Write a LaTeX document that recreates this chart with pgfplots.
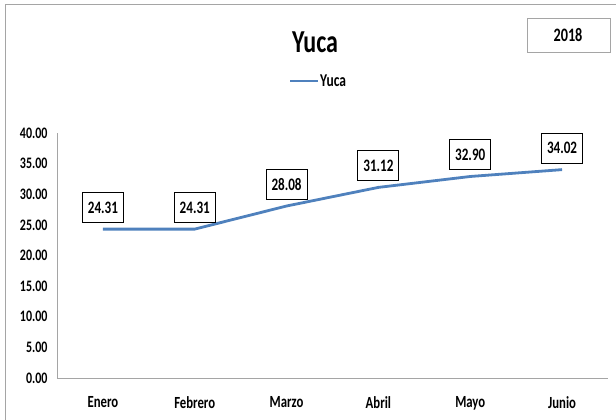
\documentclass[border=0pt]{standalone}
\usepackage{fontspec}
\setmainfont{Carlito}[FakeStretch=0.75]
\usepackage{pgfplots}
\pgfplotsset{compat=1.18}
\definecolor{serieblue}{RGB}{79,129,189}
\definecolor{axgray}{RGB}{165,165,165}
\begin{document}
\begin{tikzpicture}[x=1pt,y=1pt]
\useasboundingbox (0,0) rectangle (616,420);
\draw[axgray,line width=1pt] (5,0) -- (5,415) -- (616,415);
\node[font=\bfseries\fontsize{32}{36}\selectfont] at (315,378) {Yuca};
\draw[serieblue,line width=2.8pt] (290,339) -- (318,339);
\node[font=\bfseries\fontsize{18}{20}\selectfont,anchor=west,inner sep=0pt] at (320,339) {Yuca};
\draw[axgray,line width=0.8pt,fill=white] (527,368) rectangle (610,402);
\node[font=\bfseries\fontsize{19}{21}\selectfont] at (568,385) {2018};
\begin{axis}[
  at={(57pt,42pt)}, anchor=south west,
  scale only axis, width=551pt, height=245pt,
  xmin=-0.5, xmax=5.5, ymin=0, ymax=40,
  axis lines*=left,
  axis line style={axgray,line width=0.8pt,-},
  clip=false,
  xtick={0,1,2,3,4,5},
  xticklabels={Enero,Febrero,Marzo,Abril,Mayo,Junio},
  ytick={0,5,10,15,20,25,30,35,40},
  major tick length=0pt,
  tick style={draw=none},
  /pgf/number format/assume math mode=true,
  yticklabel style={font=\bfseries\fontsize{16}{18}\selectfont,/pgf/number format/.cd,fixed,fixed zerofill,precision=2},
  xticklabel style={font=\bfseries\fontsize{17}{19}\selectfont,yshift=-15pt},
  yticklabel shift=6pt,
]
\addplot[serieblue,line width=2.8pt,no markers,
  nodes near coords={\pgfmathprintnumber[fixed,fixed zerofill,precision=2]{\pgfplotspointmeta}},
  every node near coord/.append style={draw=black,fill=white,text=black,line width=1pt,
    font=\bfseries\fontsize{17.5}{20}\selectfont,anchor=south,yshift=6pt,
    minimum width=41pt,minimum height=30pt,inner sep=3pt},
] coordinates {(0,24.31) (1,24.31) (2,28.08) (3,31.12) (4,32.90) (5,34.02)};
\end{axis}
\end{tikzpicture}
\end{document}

○ ○ ○ ○ ○

## Problem to solve
Reproduce the material word for word. Any pictures should be left out of the copy.

## Solved problem
Write a LaTeX document that recreates this chart with pgfplots.
\documentclass[border=0pt]{standalone}
\usepackage{fontspec}
\setmainfont{Carlito}[FakeStretch=0.75]
\usepackage{pgfplots}
\pgfplotsset{compat=1.18}
\definecolor{serieblue}{RGB}{79,129,189}
\definecolor{axgray}{RGB}{165,165,165}
\begin{document}
\begin{tikzpicture}[x=1pt,y=1pt]
\useasboundingbox (0,0) rectangle (616,420);
\draw[axgray,line width=1pt] (5,0) -- (5,415) -- (616,415);
\node[font=\bfseries\fontsize{32}{36}\selectfont] at (315,378) {Yuca};
\draw[serieblue,line width=2.8pt] (290,339) -- (318,339);
\node[font=\bfseries\fontsize{18}{20}\selectfont,anchor=west,inner sep=0pt] at (320,339) {Yuca};
\draw[axgray,line width=0.8pt,fill=white] (527,368) rectangle (610,402);
\node[font=\bfseries\fontsize{19}{21}\selectfont] at (568,385) {2018};
\begin{axis}[
  at={(57pt,42pt)}, anchor=south west,
  scale only axis, width=551pt, height=245pt,
  xmin=-0.5, xmax=5.5, ymin=0, ymax=40,
  axis lines*=left,
  axis line style={axgray,line width=0.8pt,-},
  clip=false,
  xtick={0,1,2,3,4,5},
  xticklabels={Enero,Febrero,Marzo,Abril,Mayo,Junio},
  ytick={0,5,10,15,20,25,30,35,40},
  major tick length=0pt,
  tick style={draw=none},
  /pgf/number format/assume math mode=true,
  yticklabel style={font=\bfseries\fontsize{16}{18}\selectfont,/pgf/number format/.cd,fixed,fixed zerofill,precision=2},
  xticklabel style={font=\bfseries\fontsize{17}{19}\selectfont,yshift=-15pt},
  yticklabel shift=6pt,
]
\addplot[serieblue,line width=2.8pt,no markers,
  nodes near coords={\pgfmathprintnumber[fixed,fixed zerofill,precision=2]{\pgfplotspointmeta}},
  every node near coord/.append style={draw=black,fill=white,text=black,line width=1pt,
    font=\bfseries\fontsize{17.5}{20}\selectfont,anchor=south,yshift=6pt,
    minimum width=41pt,minimum height=30pt,inner sep=3pt},
] coordinates {(0,24.31) (1,24.31) (2,28.08) (3,31.12) (4,32.90) (5,34.02)};
\end{axis}
\end{tikzpicture}
\end{document}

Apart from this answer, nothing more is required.